● Task to complete
Leave out the pictures, and retype only the lines from the beginning of the material through the line that contains "const x2max = -0.5 + (1106 - 99) / catW;", including both.

--- start ---

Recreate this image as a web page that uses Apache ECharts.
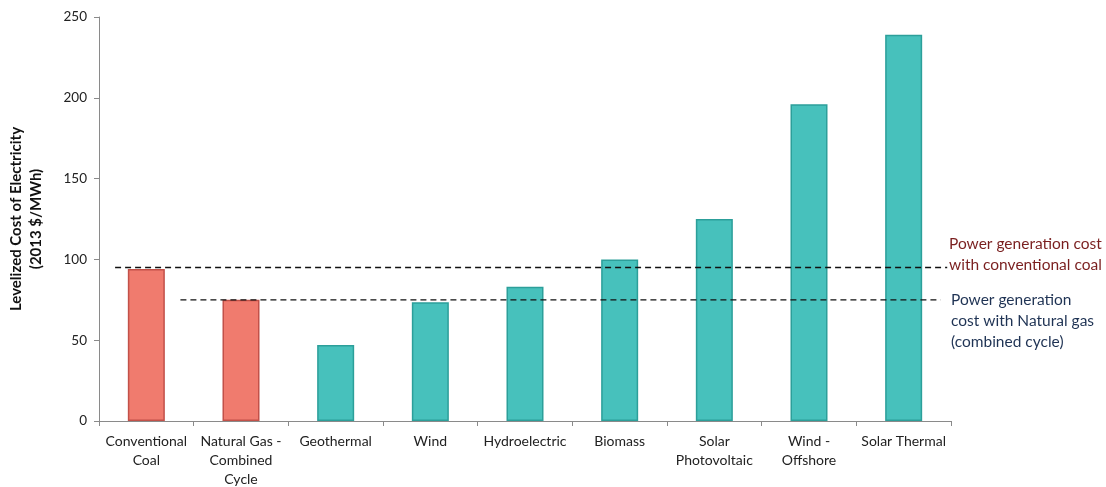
<!DOCTYPE html>
<html>
<head>
<meta charset="utf-8">
<script src="https://cdn.jsdelivr.net/npm/echarts@6/dist/echarts.min.js"></script>
<style>html,body{margin:0;padding:0;background:#fff}#c{width:1106px;height:487px}</style>
</head>
<body>
<div id="c"></div>
<script>
const categories = ["Conventional\nCoal", "Natural Gas -\nCombined\nCycle", "Geothermal", "Wind", "Hydroelectric", "Biomass", "Solar\nPhotovoltaic", "Wind -\nOffshore", "Solar Thermal"];
const costs = [94, 75, 47, 73.5, 83, 100, 125, 196, 239];
const fossil = [true, true, false, false, false, false, false, false, false];
const yTicks = [0, 50, 100, 150, 200, 250];
// reference lines: value, start and end measured in category-index units
const coalLine = { value: 95, from: -0.33, to: 8.46 };
const gasLine = { value: 75, from: 0.36, to: 8.39 };

const FONT = 'Lato';
const catW = (1106 - 99 - 155) / categories.length;
const x2max = -0.5 + (1106 - 99) / catW;

const chart = echarts.init(document.getElementById('c'));
chart.setOption({
  animation: false,
  textStyle: { fontFamily: FONT },
  grid: [
    { left: 99, right: 155, top: 17, bottom: 66, outerBoundsMode: 'none', containLabel: false },
    { left: 99, right: 0, top: 17, bottom: 66, outerBoundsMode: 'none', containLabel: false }
  ],
  xAxis: [
    {
      type: 'category', gridIndex: 0, data: categories,
      axisLine: { lineStyle: { color: '#8a8a8a', width: 1 } },
      axisTick: { show: true, length: 5, lineStyle: { color: '#8a8a8a' } },
      axisLabel: { color: '#222', fontSize: 14, lineHeight: 19, margin: 11, interval: 0, fontFamily: FONT },
      splitLine: { show: false }
    },
    { type: 'value', gridIndex: 1, min: -0.5, max: x2max, show: false }
  ],
  yAxis: [
    {
      type: 'value', gridIndex: 0, min: 0, max: 250, interval: 50,
      name: 'Levelized Cost of Electricity\n(2013 $/MWh)',
      nameLocation: 'middle', nameGap: 53, nameRotate: 90,
      nameTextStyle: { fontSize: 15, fontWeight: 'bold', color: '#111', lineHeight: 20, fontFamily: FONT },
      axisLine: { show: true, lineStyle: { color: '#8a8a8a', width: 1 } },
      axisTick: { show: true, length: 5, lineStyle: { color: '#8a8a8a' } },
      axisLabel: { color: '#222', fontSize: 13.5, margin: 12, fontFamily: FONT,
        formatter: v => yTicks.includes(v) ? String(v) : '' },
      splitLine: { show: false }
    },
    { type: 'value', gridIndex: 1, min: 0, max: 250, show: false }
  ],
  series: [
    {
      type: 'bar', xAxisIndex: 0, yAxisIndex: 0, barWidth: 37,
      data: costs.map((v, i) => ({
        value: v,
        itemStyle: fossil[i]
          ? { color: '#F07B6E', borderColor: '#C25149', borderWidth: 1.5 }
          : { color: '#47C1BC', borderColor: '#2C9F9A', borderWidth: 1.5 }
      }))
    },
    {
      type: 'line', xAxisIndex: 1, yAxisIndex: 1, symbol: 'none', z: 5,
      lineStyle: { color: '#111', width: 1.3, type: [6, 4] },
      data: [[coalLine.from, coalLine.value], [coalLine.to, coalLine.value]]
    },
    {
      type: 'line', xAxisIndex: 1, yAxisIndex: 1, symbol: 'none', z: 5,
      lineStyle: { color: '#111', width: 1.3, type: [6, 4] },
      data: [[gasLine.from, gasLine.value], [gasLine.to, gasLine.value]]
    }
  ],
  graphic: [
    { type: 'text', left: 949, top: 233, style: { text: 'Power generation cost\nwith conventional coal', fill: '#7A1F1F', font: '15.5px ' + FONT, lineHeight: 21 } },
    { type: 'text', left: 951, top: 289, style: { text: 'Power generation\ncost with Natural gas\n(combined cycle)', fill: '#1F3354', font: '15.5px ' + FONT, lineHeight: 21 } }
  ]
});
</script>
</body>
</html>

--- end ---

● Answer to the problem
Recreate this image as a web page that uses Apache ECharts.
<!DOCTYPE html>
<html>
<head>
<meta charset="utf-8">
<script src="https://cdn.jsdelivr.net/npm/echarts@6/dist/echarts.min.js"></script>
<style>html,body{margin:0;padding:0;background:#fff}#c{width:1106px;height:487px}</style>
</head>
<body>
<div id="c"></div>
<script>
const categories = ["Conventional\nCoal", "Natural Gas -\nCombined\nCycle", "Geothermal", "Wind", "Hydroelectric", "Biomass", "Solar\nPhotovoltaic", "Wind -\nOffshore", "Solar Thermal"];
const costs = [94, 75, 47, 73.5, 83, 100, 125, 196, 239];
const fossil = [true, true, false, false, false, false, false, false, false];
const yTicks = [0, 50, 100, 150, 200, 250];
// reference lines: value, start and end measured in category-index units
const coalLine = { value: 95, from: -0.33, to: 8.46 };
const gasLine = { value: 75, from: 0.36, to: 8.39 };

const FONT = 'Lato';
const catW = (1106 - 99 - 155) / categories.length;
const x2max = -0.5 + (1106 - 99) / catW;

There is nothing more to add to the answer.